### WHAT TO DO:
Pull each line holding "matplotlib" out of the entries below.

### RECORDED INFORMATION:
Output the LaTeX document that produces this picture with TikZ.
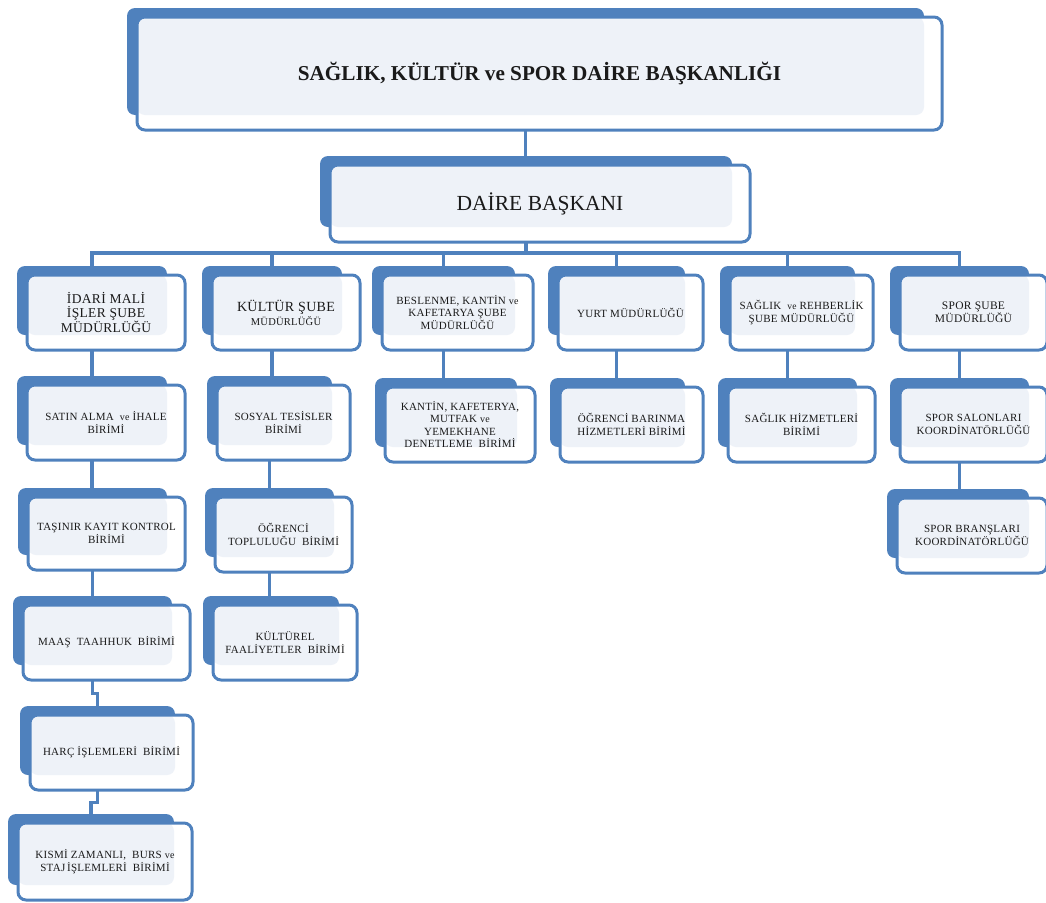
\documentclass[tikz,border=0pt]{standalone}
\usepackage{fontspec}
\setmainfont{Liberation Serif}
\newfontfamily\bxf[LetterSpace=2.5]{Liberation Serif}
\usetikzlibrary{backgrounds,calc}
\definecolor{obl}{HTML}{4F81BD}
\definecolor{olt}{HTML}{EEF2F8}
\definecolor{otx}{HTML}{1A1A1A}
\tikzset{
 backbox/.style={fill=obl, rounded corners=8pt, inner sep=0pt},
 frontbox/.style={draw=obl, line width=3pt, fill=white, rounded corners=8pt, inner sep=0pt, align=center, text=otx,
   path picture={\fill[olt] (path picture bounding box.north west) rectangle ([xshift=-18pt,yshift=15pt]path picture bounding box.south east);}},
 link/.style={draw=obl, line width=3.5pt},
}
\newcommand\orgbox[7]{%
 \pgfmathsetmacro\ocx{(#2+#4)/2}\pgfmathsetmacro\ocy{(#3+#5)/2}%
 \pgfmathsetmacro\ow{#4-#2}\pgfmathsetmacro\oh{#5-#3}%
 \node[backbox, minimum width=\ow pt-8pt, minimum height=\oh pt-6pt] (#1-b) at (\ocx-14,\ocy-12) {};
 \node[frontbox, minimum width=\ow pt, minimum height=\oh pt, font=#6] (#1) at (\ocx,\ocy) {#7};
}
\newcommand\fs[2]{\fontsize{#1}{#2}\selectfont}
\newcommand\sm{\bxf\fs{11}{12.5}}
\begin{document}
\begin{tikzpicture}[x=1pt,y=-1pt]
\useasboundingbox (0,0) rectangle (1046,902);
\orgbox{title}{137}{17}{942}{130}{\bfseries\fs{21.2}{24}}{SAĞLIK, KÜLTÜR ve SPOR DAİRE BAŞKANLIĞI}
\orgbox{daire}{330}{165}{750}{242}{\fs{21.5}{24}}{DAİRE BAŞKANI}
% row 1
\orgbox{idari}{27}{275}{185}{350}{\bxf\fs{13.5}{14}}{İDARİ MALİ\\İŞLER ŞUBE\\MÜDÜRLÜĞÜ}
\orgbox{kultur}{212}{275}{360}{350}{\bxf\fs{14}{14}}{KÜLTÜR ŞUBE\\{\fs{10.5}{14}MÜDÜRLÜĞÜ}}
\orgbox{beslenme}{382}{275}{533}{350}{\bxf\fs{11}{12.5}}{BESLENME, KANTİN {\fs{10}{10}ve}\\KAFETARYA ŞUBE\\{\fs{11}{12.5}MÜDÜRLÜĞÜ}}
\orgbox{yurt}{558}{275}{703}{350}{\bxf\fs{11}{12.5}}{YURT MÜDÜRLÜĞÜ}
\orgbox{saglik}{730}{275}{873}{350}{\bxf\fs{11}{12.5}}{SAĞLIK \ {\fs{9.5}{10}ve} REHBERLİK\\{\fs{11}{12.5}ŞUBE MÜDÜRLÜĞÜ}}
\orgbox{spor}{900}{275}{1047}{350}{\bxf\fs{11.5}{12}}{SPOR ŞUBE\\MÜDÜRLÜĞÜ}
% row 2
\orgbox{satin}{27}{385}{185}{460}{\sm}{SATIN ALMA \ {\fs{10}{10}ve} İHALE\\{\sm BİRİMİ}}
\orgbox{sosyal}{217}{385}{350}{460}{\sm}{SOSYAL TESİSLER\\BİRİMİ}
\orgbox{kantin}{385}{387}{535}{462}{\sm}{KANTİN, KAFETERYA,\\MUTFAK {\fs{10}{10}ve}\\YEMEKHANE\\DENETLEME \ BİRİMİ}
\orgbox{barinma}{560}{387}{703}{462}{\sm}{ÖĞRENCİ BARINMA\\HİZMETLERİ BİRİMİ}
\orgbox{shizmet}{728}{387}{875}{462}{\sm}{SAĞLIK HİZMETLERİ\\BİRİMİ}
\orgbox{salon}{900}{387}{1047}{462}{\sm}{SPOR SALONLARI\\KOORDİNATÖRLÜĞÜ}
% row 3
\orgbox{tasinir}{28}{497}{185}{570}{\sm}{TAŞINIR KAYIT KONTROL\\BİRİMİ}
\orgbox{topluluk}{215}{497}{352}{572}{\sm}{ÖĞRENCİ\\TOPLULUĞU \ BİRİMİ}
\orgbox{brans}{897}{498}{1047}{573}{\sm}{SPOR BRANŞLARI\\KOORDİNATÖRLÜĞÜ}
% row 4
\orgbox{maas}{23}{605}{190}{680}{\sm}{MAAŞ \ TAAHHUK \ BİRİMİ}
\orgbox{kulturel}{213}{605}{357}{680}{\sm}{KÜLTÜREL\\FAALİYETLER \ BİRİMİ}
% rows 5-6
\orgbox{harc}{30}{715}{193}{790}{\sm}{HARÇ İŞLEMLERİ \ BİRİMİ}
\orgbox{kismi}{18}{823}{192}{900}{\sm}{KISMİ ZAMANLI, \ BURS {\fs{10}{10}ve}\\{\sm STAJ\,İŞLEMLERİ \ BİRİMİ}}
\coordinate (bus) at (0,253);
\begin{scope}[on background layer]
 \draw[link] (title-b.center) -- (title-b.center |- daire-b.center);
 \draw[link] (daire-b.center) -- (daire-b.center |- bus);
 \foreach \c in {idari,kultur,beslenme,yurt,saglik,spor}
   \draw[link] (daire-b.center |- bus) -| (\c-b.center);
 \draw[link] (idari-b.center) -- (idari-b.center |- satin-b.center);
 \draw[link] (satin-b.center) -- (satin-b.center |- tasinir-b.center);
 \draw[link] (tasinir-b.center) -- (tasinir-b.center |- maas-b.center);
 \draw[link] (maas-b.center) |- ($(maas-b.center |- maas.south)!.5!(harc-b.north)$) -| (harc-b.center);
 \draw[link] (harc-b.center) |- ($(harc-b.center |- harc.south)!.5!(kismi-b.north)$) -| (kismi-b.center);
 \draw[link] (kultur-b.center) -- (kultur-b.center |- sosyal-b.center);
 \draw[link] (sosyal-b.center) -- (sosyal-b.center |- topluluk-b.center);
 \draw[link] (topluluk-b.center) -- (topluluk-b.center |- kulturel-b.center);
 \draw[link] (beslenme-b.center) -- (beslenme-b.center |- kantin-b.center);
 \draw[link] (yurt-b.center) -- (yurt-b.center |- barinma-b.center);
 \draw[link] (saglik-b.center) -- (saglik-b.center |- shizmet-b.center);
 \draw[link] (spor-b.center) -- (spor-b.center |- salon-b.center);
 \draw[link] (salon-b.center) -- (salon-b.center |- brans-b.center);
\end{scope}
\end{tikzpicture}
\end{document}
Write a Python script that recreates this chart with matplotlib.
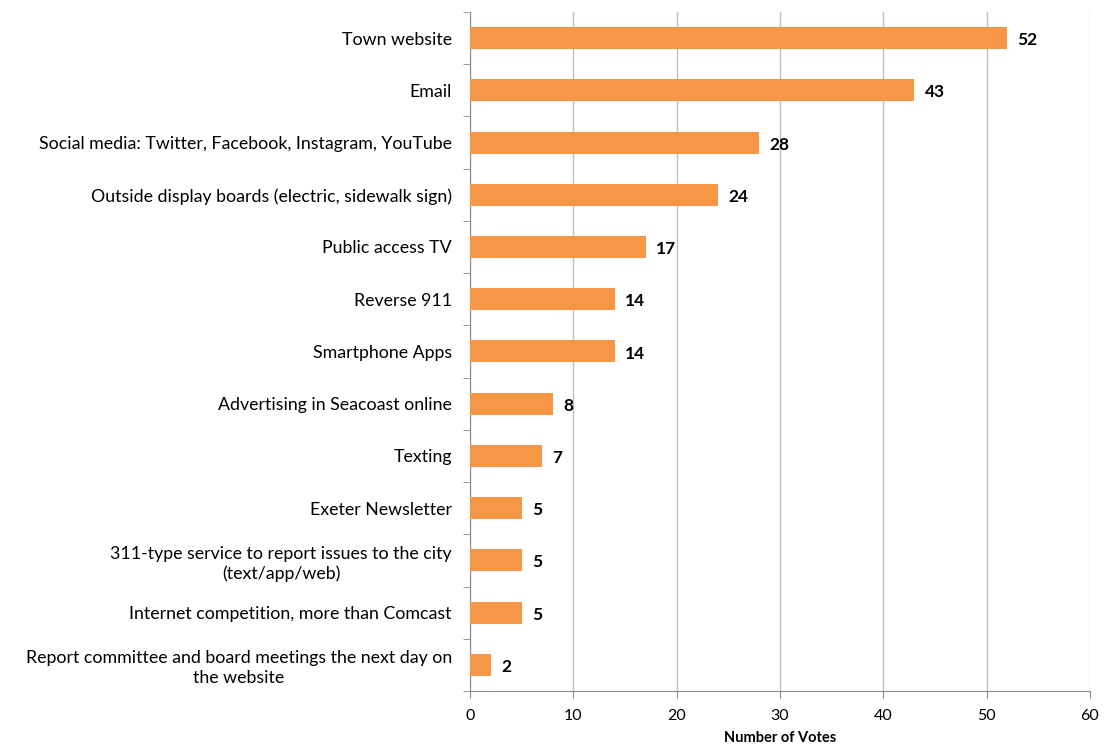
import numpy as np
import matplotlib.pyplot as plt

plt.rcParams['font.family'] = ['Lato', 'DejaVu Sans']

categories = [
    "Town website",
    "Email",
    "Social media: Twitter, Facebook, Instagram, YouTube",
    "Outside display boards (electric, sidewalk sign)",
    "Public access TV",
    "Reverse 911",
    "Smartphone Apps",
    "Advertising in Seacoast online",
    "Texting",
    "Exeter Newsletter",
    "311-type service to report issues to the city\n(text/app/web)",
    "Internet competition, more than Comcast",
    "Report committee and board meetings the next day on\nthe website",
]
votes = [52, 43, 28, 24, 17, 14, 14, 8, 7, 5, 5, 5, 2]
x_ticks = [0, 10, 20, 30, 40, 50, 60]

fig = plt.figure(figsize=(11.06, 7.47), dpi=100)
ax = fig.add_axes([0.425, 0.075, 0.5605, 0.909])

y = np.arange(len(categories))
ax.barh(y, votes, height=0.42, color='#F79646', zorder=3)

# value labels at the end of each bar
for yi, v in zip(y, votes):
    ax.text(v + 1.0, yi + 0.04, str(v), va='center', ha='left',
            fontsize=12.5, fontweight='bold', color='black', zorder=4)

ax.set_ylim(len(categories) - 0.5, -0.5)
ax.set_xlim(0, 60)
ax.set_xticks(x_ticks)
ax.set_xticklabels([str(t) for t in x_ticks], fontsize=11.5)

ax.set_yticks(y)
ax.set_yticklabels(categories, fontsize=12.8, multialignment='center',
                   linespacing=1.25)
ax.tick_params(axis='y', which='major', length=0, pad=13)
ax.set_yticks(np.arange(len(categories) + 1) - 0.5, minor=True)
ax.tick_params(axis='y', which='minor', length=5, color='#8C8C8C', direction='out')
ax.tick_params(axis='x', which='major', length=5, color='#8C8C8C', pad=8)

ax.grid(axis='x', color='#BFBFBF', linewidth=1.0, zorder=0)
for s in ['top', 'right']:
    ax.spines[s].set_visible(False)
for s in ['left', 'bottom']:
    ax.spines[s].set_color('#8C8C8C')

ax.set_xlabel('Number of Votes', fontsize=10.5, fontweight='bold', labelpad=6)

fig.savefig('out.png', dpi=100)
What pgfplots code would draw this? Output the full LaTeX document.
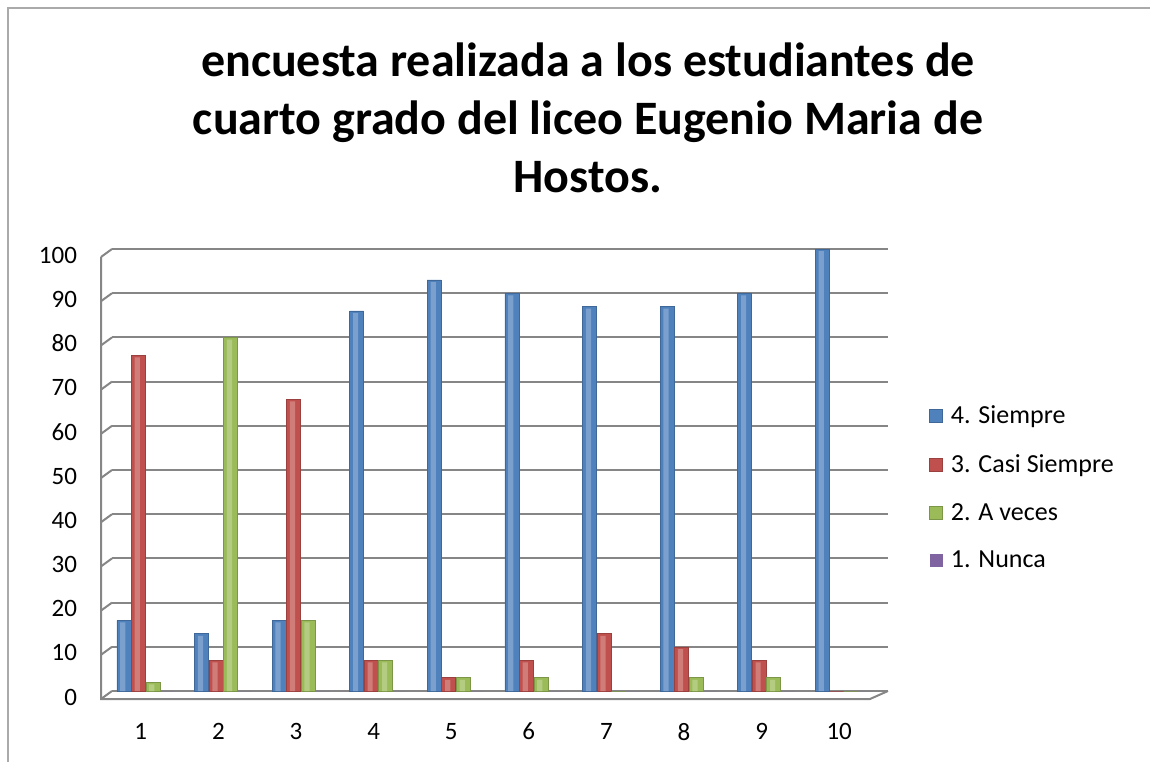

### ANSWER TO THE PROBLEM:
Write a Python script that recreates this chart with matplotlib.
import matplotlib.pyplot as plt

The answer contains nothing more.